WHAT TO PRODUCE: Below is some material; set it all down exactly, apart from the pictures.

--- start of COLLECTED MATERIAL ---

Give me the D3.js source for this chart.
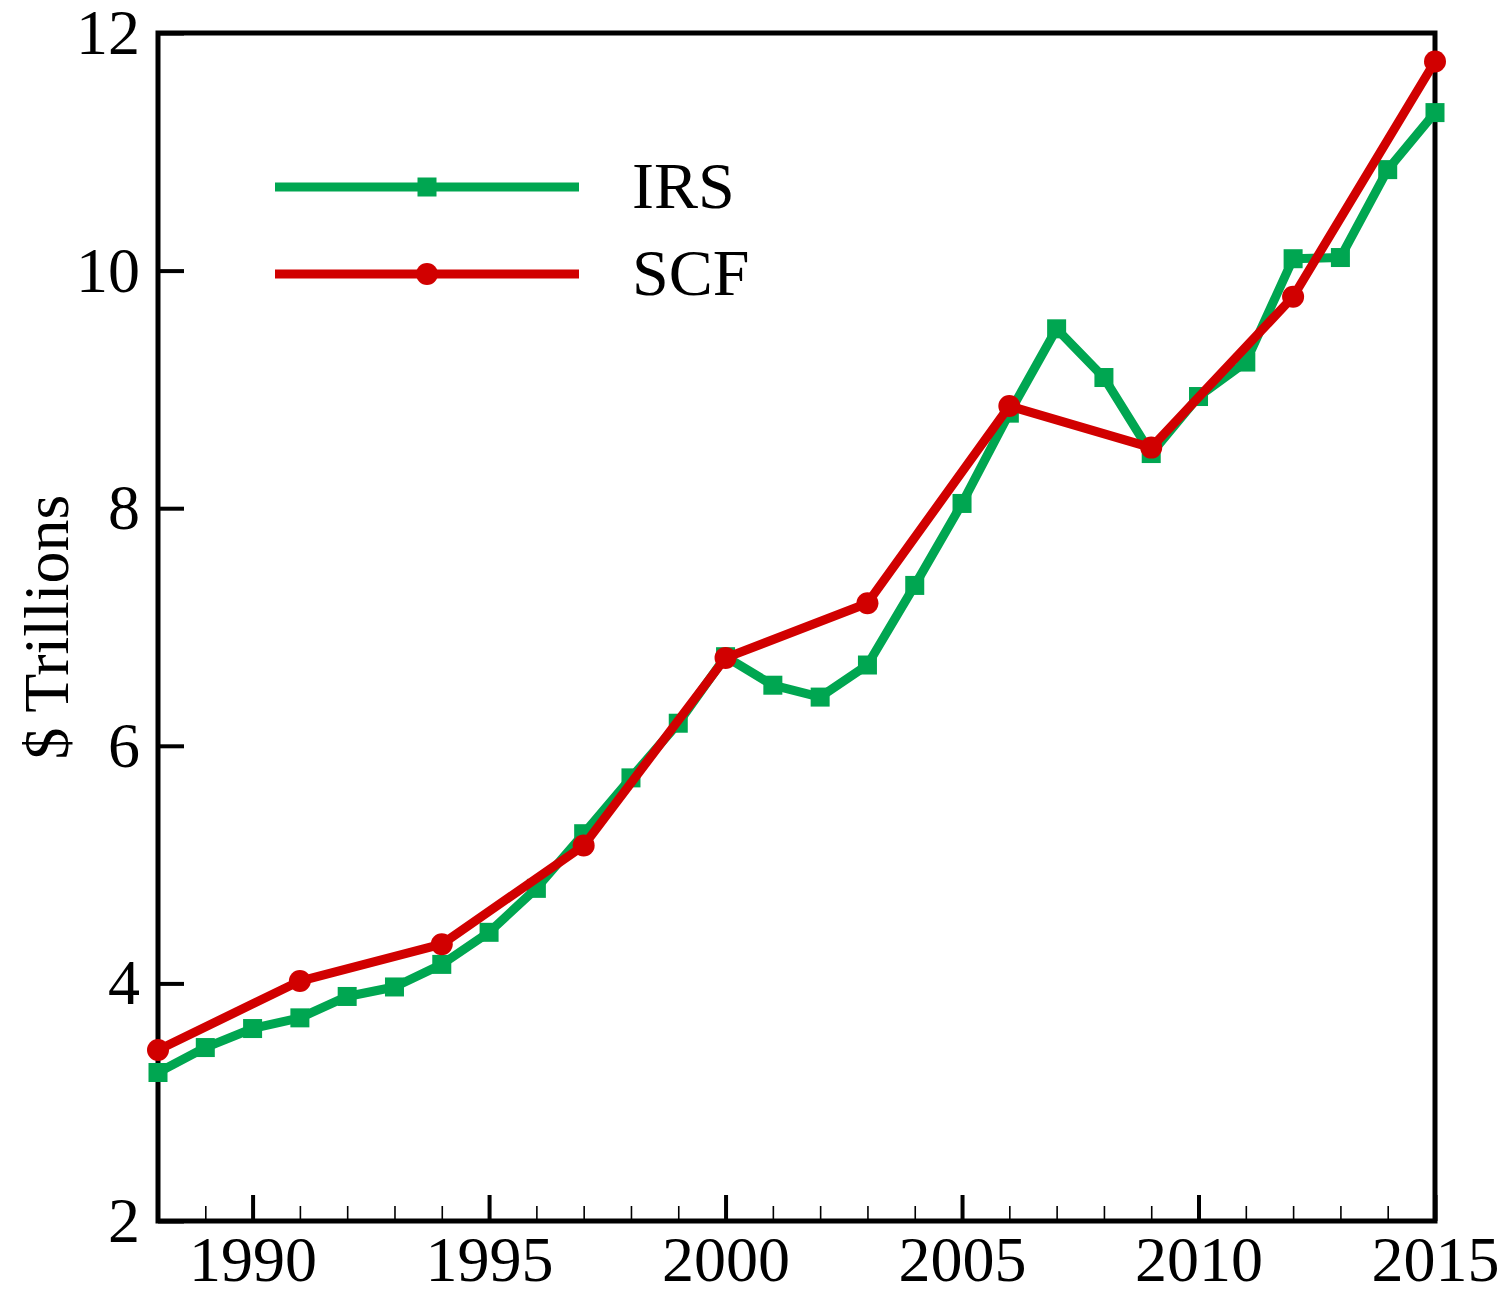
<!DOCTYPE html>
<html>
<head>
<meta charset="utf-8">
<script src="https://cdn.jsdelivr.net/npm/d3@7"></script>
<style>
  html, body { margin: 0; padding: 0; background: #fff; }
  svg { display: block; }
  text { font-family: "Liberation Serif", "DejaVu Serif", serif; fill: #000; }
</style>
</head>
<body>
<svg id="chart" width="1512" height="1289"></svg>
<script>
// ---- data ----
const irsYears = [1988,1989,1990,1991,1992,1993,1994,1995,1996,1997,1998,1999,2000,2001,2002,2003,2004,2005,2006,2007,2008,2009,2010,2011,2012,2013,2014,2015];
const irsValues = [3.25,3.46,3.62,3.71,3.89,3.97,4.16,4.43,4.80,5.26,5.73,6.19,6.75,6.51,6.41,6.68,7.35,8.04,8.80,9.51,9.10,8.46,8.94,9.23,10.10,10.11,10.85,11.33];
const scfYears = [1988,1991,1994,1997,2000,2003,2006,2009,2012,2015];
const scfValues = [3.44,4.02,4.33,5.16,6.74,7.20,8.86,8.51,9.78,11.76];
const xMajorTicks = [1990,1995,2000,2005,2010,2015];
const xMinorTicks = d3.range(1988, 2016);
const yTicks = [2,4,6,8,10,12];
const seriesNames = ["IRS","SCF"];
const seriesColors = ["#00A651","#D10000"];
const yTitle = "$ Trillions";

// ---- layout ----
const svg = d3.select("#chart");
const L = 158, R = 1435, T = 33, B = 1221;
const x = d3.scaleLinear().domain([1988, 2015]).range([L, R]);
const y = d3.scaleLinear().domain([2, 12]).range([B, T]);

// minor x ticks
svg.append("g").attr("transform", `translate(0,${B})`)
  .call(d3.axisBottom(x).tickValues(xMinorTicks).tickSize(-15).tickFormat(""))
  .call(g => g.select(".domain").remove())
  .call(g => g.selectAll("line").attr("stroke", "#000").attr("stroke-width", 1.6));

// major x ticks
svg.append("g").attr("transform", `translate(0,${B})`)
  .call(d3.axisBottom(x).tickValues(xMajorTicks).tickSize(-26).tickPadding(15).tickFormat(d3.format("d")))
  .call(g => g.select(".domain").remove())
  .call(g => g.selectAll("line").attr("stroke", "#000").attr("stroke-width", 4))
  .call(g => g.selectAll("text").attr("font-size", 64).attr("font-family", "Liberation Serif").attr("fill", "#000"));

// y ticks
svg.append("g").attr("transform", `translate(${L},0)`)
  .call(d3.axisLeft(y).tickValues(yTicks).tickSize(-26).tickPadding(18).tickFormat(d3.format("d")))
  .call(g => g.select(".domain").remove())
  .call(g => g.selectAll("line").attr("stroke", "#000").attr("stroke-width", 4))
  .call(g => g.selectAll("text").attr("font-size", 64).attr("font-family", "Liberation Serif").attr("fill", "#000"));

// frame
svg.append("rect")
  .attr("x", L).attr("y", T).attr("width", R - L).attr("height", B - T)
  .attr("fill", "none").attr("stroke", "#000").attr("stroke-width", 5);

// y title
svg.append("text")
  .attr("transform", `translate(68,627) rotate(-90)`)
  .attr("text-anchor", "middle")
  .attr("font-size", 64)
  .text(yTitle);

const line = d3.line().x(d => x(d[0])).y(d => y(d[1]));
const irs = irsYears.map((yr, i) => [yr, irsValues[i]]);
const scf = scfYears.map((yr, i) => [yr, scfValues[i]]);

// IRS
svg.append("path").datum(irs).attr("d", line)
  .attr("fill", "none").attr("stroke", seriesColors[0]).attr("stroke-width", 9).attr("stroke-linejoin", "round");
svg.append("g").selectAll("rect").data(irs).join("rect")
  .attr("x", d => x(d[0]) - 9.5).attr("y", d => y(d[1]) - 9.5)
  .attr("width", 19).attr("height", 19).attr("fill", seriesColors[0]);

// SCF
svg.append("path").datum(scf).attr("d", line)
  .attr("fill", "none").attr("stroke", seriesColors[1]).attr("stroke-width", 9).attr("stroke-linejoin", "round");
svg.append("g").selectAll("circle").data(scf).join("circle")
  .attr("cx", d => x(d[0])).attr("cy", d => y(d[1])).attr("r", 11).attr("fill", seriesColors[1]);

// legend
const legY = [187, 274];
const leg = svg.append("g");
seriesNames.forEach((name, i) => {
  leg.append("line").attr("x1", 275).attr("x2", 579).attr("y1", legY[i]).attr("y2", legY[i])
    .attr("stroke", seriesColors[i]).attr("stroke-width", 9);
  if (i === 0) {
    leg.append("rect").attr("x", 427 - 9.5).attr("y", legY[i] - 9.5).attr("width", 19).attr("height", 19).attr("fill", seriesColors[i]);
  } else {
    leg.append("circle").attr("cx", 427).attr("cy", legY[i]).attr("r", 11).attr("fill", seriesColors[i]);
  }
  leg.append("text").attr("x", 632).attr("y", legY[i] + 21).attr("font-size", 66).text(name);
});
</script>
</body>
</html>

--- end of COLLECTED MATERIAL ---

OUTPUT FOR THIS TASK:
Give me the D3.js source for this chart.
<!DOCTYPE html>
<html>
<head>
<meta charset="utf-8">
<script src="https://cdn.jsdelivr.net/npm/d3@7"></script>
<style>
  html, body { margin: 0; padding: 0; background: #fff; }
  svg { display: block; }
  text { font-family: "Liberation Serif", "DejaVu Serif", serif; fill: #000; }
</style>
</head>
<body>
<svg id="chart" width="1512" height="1289"></svg>
<script>
// ---- data ----
const irsYears = [1988,1989,1990,1991,1992,1993,1994,1995,1996,1997,1998,1999,2000,2001,2002,2003,2004,2005,2006,2007,2008,2009,2010,2011,2012,2013,2014,2015];
const irsValues = [3.25,3.46,3.62,3.71,3.89,3.97,4.16,4.43,4.80,5.26,5.73,6.19,6.75,6.51,6.41,6.68,7.35,8.04,8.80,9.51,9.10,8.46,8.94,9.23,10.10,10.11,10.85,11.33];
const scfYears = [1988,1991,1994,1997,2000,2003,2006,2009,2012,2015];
const scfValues = [3.44,4.02,4.33,5.16,6.74,7.20,8.86,8.51,9.78,11.76];
const xMajorTicks = [1990,1995,2000,2005,2010,2015];
const xMinorTicks = d3.range(1988, 2016);
const yTicks = [2,4,6,8,10,12];
const seriesNames = ["IRS","SCF"];
const seriesColors = ["#00A651","#D10000"];
const yTitle = "$ Trillions";

// ---- layout ----
const svg = d3.select("#chart");
const L = 158, R = 1435, T = 33, B = 1221;
const x = d3.scaleLinear().domain([1988, 2015]).range([L, R]);
const y = d3.scaleLinear().domain([2, 12]).range([B, T]);

// minor x ticks
svg.append("g").attr("transform", `translate(0,${B})`)
  .call(d3.axisBottom(x).tickValues(xMinorTicks).tickSize(-15).tickFormat(""))
  .call(g => g.select(".domain").remove())
  .call(g => g.selectAll("line").attr("stroke", "#000").attr("stroke-width", 1.6));

// major x ticks
svg.append("g").attr("transform", `translate(0,${B})`)
  .call(d3.axisBottom(x).tickValues(xMajorTicks).tickSize(-26).tickPadding(15).tickFormat(d3.format("d")))
  .call(g => g.select(".domain").remove())
  .call(g => g.selectAll("line").attr("stroke", "#000").attr("stroke-width", 4))
  .call(g => g.selectAll("text").attr("font-size", 64).attr("font-family", "Liberation Serif").attr("fill", "#000"));

// y ticks
svg.append("g").attr("transform", `translate(${L},0)`)
  .call(d3.axisLeft(y).tickValues(yTicks).tickSize(-26).tickPadding(18).tickFormat(d3.format("d")))
  .call(g => g.select(".domain").remove())
  .call(g => g.selectAll("line").attr("stroke", "#000").attr("stroke-width", 4))
  .call(g => g.selectAll("text").attr("font-size", 64).attr("font-family", "Liberation Serif").attr("fill", "#000"));

// frame
svg.append("rect")
  .attr("x", L).attr("y", T).attr("width", R - L).attr("height", B - T)
  .attr("fill", "none").attr("stroke", "#000").attr("stroke-width", 5);

// y title
svg.append("text")
  .attr("transform", `translate(68,627) rotate(-90)`)
  .attr("text-anchor", "middle")
  .attr("font-size", 64)
  .text(yTitle);

const line = d3.line().x(d => x(d[0])).y(d => y(d[1]));
const irs = irsYears.map((yr, i) => [yr, irsValues[i]]);
const scf = scfYears.map((yr, i) => [yr, scfValues[i]]);

// IRS
svg.append("path").datum(irs).attr("d", line)
  .attr("fill", "none").attr("stroke", seriesColors[0]).attr("stroke-width", 9).attr("stroke-linejoin", "round");
svg.append("g").selectAll("rect").data(irs).join("rect")
  .attr("x", d => x(d[0]) - 9.5).attr("y", d => y(d[1]) - 9.5)
  .attr("width", 19).attr("height", 19).attr("fill", seriesColors[0]);

// SCF
svg.append("path").datum(scf).attr("d", line)
  .attr("fill", "none").attr("stroke", seriesColors[1]).attr("stroke-width", 9).attr("stroke-linejoin", "round");
svg.append("g").selectAll("circle").data(scf).join("circle")
  .attr("cx", d => x(d[0])).attr("cy", d => y(d[1])).attr("r", 11).attr("fill", seriesColors[1]);

// legend
const legY = [187, 274];
const leg = svg.append("g");
seriesNames.forEach((name, i) => {
  leg.append("line").attr("x1", 275).attr("x2", 579).attr("y1", legY[i]).attr("y2", legY[i])
    .attr("stroke", seriesColors[i]).attr("stroke-width", 9);
  if (i === 0) {
    leg.append("rect").attr("x", 427 - 9.5).attr("y", legY[i] - 9.5).attr("width", 19).attr("height", 19).attr("fill", seriesColors[i]);
  } else {
    leg.append("circle").attr("cx", 427).attr("cy", legY[i]).attr("r", 11).attr("fill", seriesColors[i]);
  }
  leg.append("text").attr("x", 632).attr("y", legY[i] + 21).attr("font-size", 66).text(name);
});
</script>
</body>
</html>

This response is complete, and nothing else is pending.